Monday, January 17, 2011


          Last week the Litchfield County Times ran an Op/Ed column entitled The Sin Business Is Not for States. In the electronic version the County Times’ editors dropped “Not for States” from the title. Unlike the dumb columnist they were aware that sin is, in fact, the state’s business.
          The column was about state and local governments’ sorry forays in the sin business [gambling, sex and booze] resulting in bankruptcy or, at best, mediocre profits. You can access the article on The Litchfield County Times' Internet web site or at ttp://
          My advice to governments, both domestic and international, was to leave sin well enough alone and to the private sector. The “pros”, the bookies, bootleggers, pimps, madams and hookers, they know what they’re doing; after all they have been doing it for centuries. It is unseemly for government to engage in booze, gambling and prostitution. These are not proper governmental functions.  My unsolicited advice to government was to let them be, but tax the living beejesus out of them.
          Europe’s financial “pigs” [Portugal, Ireland, Italy, Greece and Spain] are desperately trying to stave off financial collapse and support a floundering Euro. There are rumors that the Euro is facing its demise. The cost of borrowing to keep governments afloat is soaring, now in the double digits. Soon the “pigs” will have to pay interest rates that American consumers have been coping with for years. Welcome “pigs” to the 19% interest rate on you international Visa and Master Card debt.
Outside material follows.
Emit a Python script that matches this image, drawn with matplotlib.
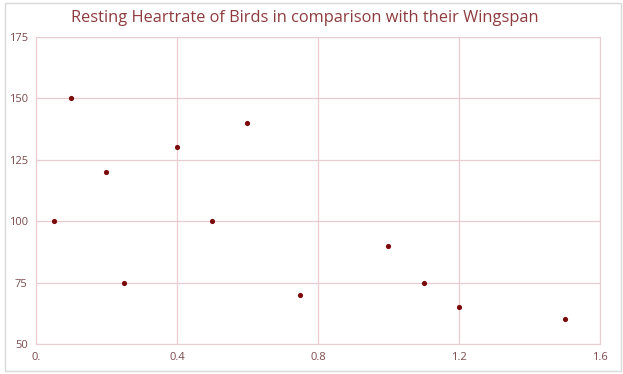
import matplotlib.pyplot as plt
from matplotlib.patches import Rectangle

# Flügelspannweite (m) und Ruhepuls
wingspan = [0.05, 0.1, 0.2, 0.25, 0.4, 0.5, 0.6, 0.75, 1.0, 1.1, 1.2, 1.5]
heartrate = [100, 150, 120, 75, 130, 100, 140, 70, 90, 75, 65, 60]
x_ticks = [0, 0.4, 0.8, 1.2, 1.6]
x_labels = ['0.', '0.4', '0.8', '1.2', '1.6']
y_ticks = [50, 75, 100, 125, 150, 175]

plt.rcParams['font.family'] = ['Open Sans', 'DejaVu Sans']

fig = plt.figure(figsize=(6.23, 3.74), dpi=100)
ax = fig.add_axes([0.0578, 0.0802, 0.905, 0.821])

grid_col = '#EBCDD1'
text_col = '#7A4A4A'

ax.scatter(wingspan, heartrate, s=14, color='#7B0A0A', zorder=3, linewidths=0)

ax.set_xlim(0, 1.6)
ax.set_ylim(50, 175)
ax.set_xticks(x_ticks)
ax.set_xticklabels(x_labels)
ax.set_yticks(y_ticks)
ax.grid(True, color=grid_col, linewidth=0.9)
for s in ax.spines.values():
    s.set_color(grid_col)
ax.tick_params(length=0, labelsize=8, colors=text_col, pad=6)

fig.text(0.49, 0.952, 'Resting Heartrate of Birds in comparison with their Wingspan',
         ha='center', va='center', fontsize=11.8, color='#8E3B3F')

fig.patches.append(Rectangle((0.008, 0.008), 0.988, 0.985, transform=fig.transFigure,
                             fill=False, edgecolor='#D9D9D9', linewidth=1))

fig.savefig('out.png', dpi=100)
          The “pigs” are scrambling to find new revenues, restructure debt, cut costs and services and save the Euro as a currency. Retirement age is no longer 60 or 62, we are now talking   70. Even Europe’s non “pigs” are putting safety measures in effect. England has tripled university tuition and sharply reduced welfare benefits. France has instituted draconian pension reforms. Public sector wages have been slashed. Income taxes have risen. Because of this the Euro’s existence is threatened, so they say. 
          Holland, has sagely taken my advice. They have seen the writing on the wall and have found a new untapped source of revenue: commercial sex. Now do not be alarmed, the canny Dutch are not going to plunge headfirst into the sex business. They will leave sex to the “pros”, as in prostitutes, already toiling in the industry, and to the ladies sitting and trolling for customers in the windows of Amsterdam’s Red Light District [Rosseburt].    
          No, as a matter of fact, Holland is going to encourage the ladies of the night to do their utmost, to ramp up their efforts, to go the extra mile, or in this case millimeter, with the aid of Viagra to help their country. To become the Rosie the Riveters of the sex industry in this time of dire need. Holland will raise the much needed revenue by enforcing that uniquely New York City solution, the Parking Tax.
          For you foreigners and non New Yorkers, let me explain: You drive your car to Manhattan, a congested place and with little if no public parking. Parking is very much like sex, you got to, you need to, and so you must. And when you do, New York City slaps you with an 18.5% tax on top of the exorbitant ransom that those few minutes of parking cost. When you add the sales tax, the income tax paid by the owners and workers in the industry you have huge amount of cash, not to be sneezed at.
          That is exactly what Holland is doing. Since legalizing prostitution in 2002 Holland has taxed sex earnings as just plain income. While the sex trade is significant, generating a least $865 million in income according to the Central Bureau of Statistics, it remains substantially untaxed. Following New York’s example there is a 19% sales tax on each sexual transaction. Enforcing the tax on sex will generate millions of dollars in revenues.    
The Dutch are ahead of the curve. They are going to permit, then promote, then enhance sex and then tax the beejesus out of it, all to balance the budget. Now if the Greeks, the Portuguese and the rest of Europe would just follow their lead, austerity will be avoided, budget balanced and the Euro saved.